See also R v Gent [2005] NSWCCA 370; (2005) 162 A Crim R 29 at [64].
59What is clear from the cases is that general deterrence is a matter of considerable significance in sentencing for offences of this nature.
60Taking the matters referred to in those cases into account, along with the subjective factors relevant to the respondent to which the trial judge referred (see pars [36]-[40] above), I am of the view the sentence was not manifestly inadequate.
61In assessing the objective seriousness of the offence, it is necessary to bear in mind that the aggravated transmission offence involved the minimum number of occasions of transmission necessary for the offence to be committed.
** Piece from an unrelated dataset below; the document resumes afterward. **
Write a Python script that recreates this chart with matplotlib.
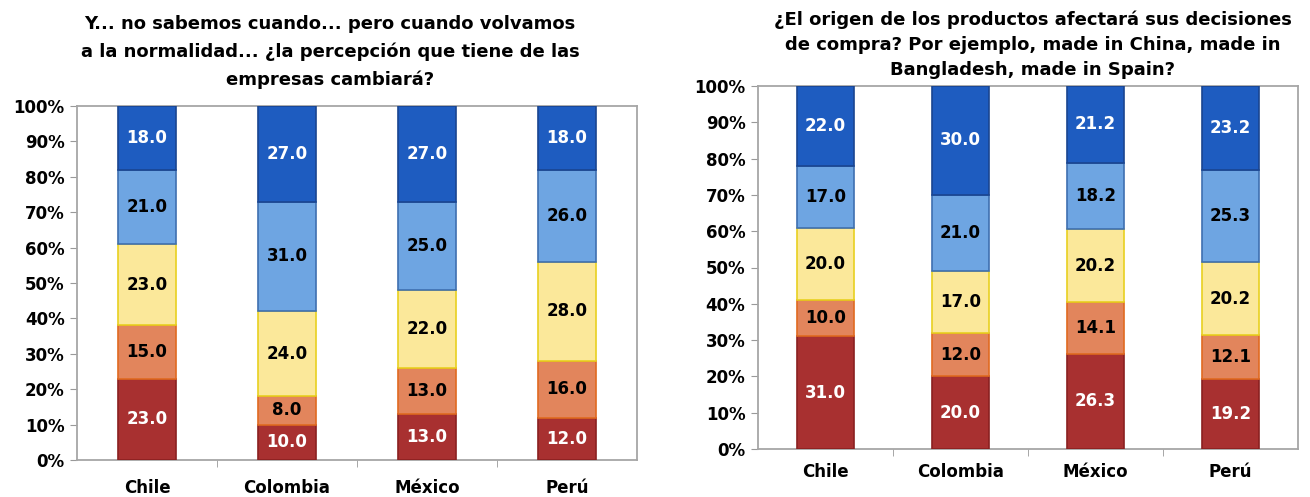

Second, the transmission on each occasion went to no more than four email accounts. Third, well over half the images/videos transmitted were in the least serious category (category 1), whilst only approximately 19% were in the worst two categories.
62Further, the Second Reading Speech cannot be used to read down the plain words of the legislation in the manner suggested by the respondent: see Certain Lloyd's Underwriters v Cross [2012] HCA 56; (2012) 248 CLR 378 at [25] and [26]. However, the fact that the respondent was not a member of a network is a relevant factor as is the fact that the respondent did not profit from the dissemination of the material.
63This is not to gainsay the seriousness of the offence involving the promotion and maintenance of a market for sexual exploitation, degradation and humiliation of young children. The seriousness is evident from the significant maximum penalty and more importantly the effect of this type of conduct on child victims. However, it remains the fact that in my view the offence is towards the lower end of the range of offences of this nature. Further, in this context it must be recognised that the judge was cognisant of the maximum penalty.
64Taking these matters into account it seems to me that a sentence of 3 years, after a 20% discount for the guilty plea, whilst lenient, could not be said to be manifestly inadequate. Questions of accumulation and the non-parole period are dealt with in Ground 2.
65It follows that this ground of appeal is not made out.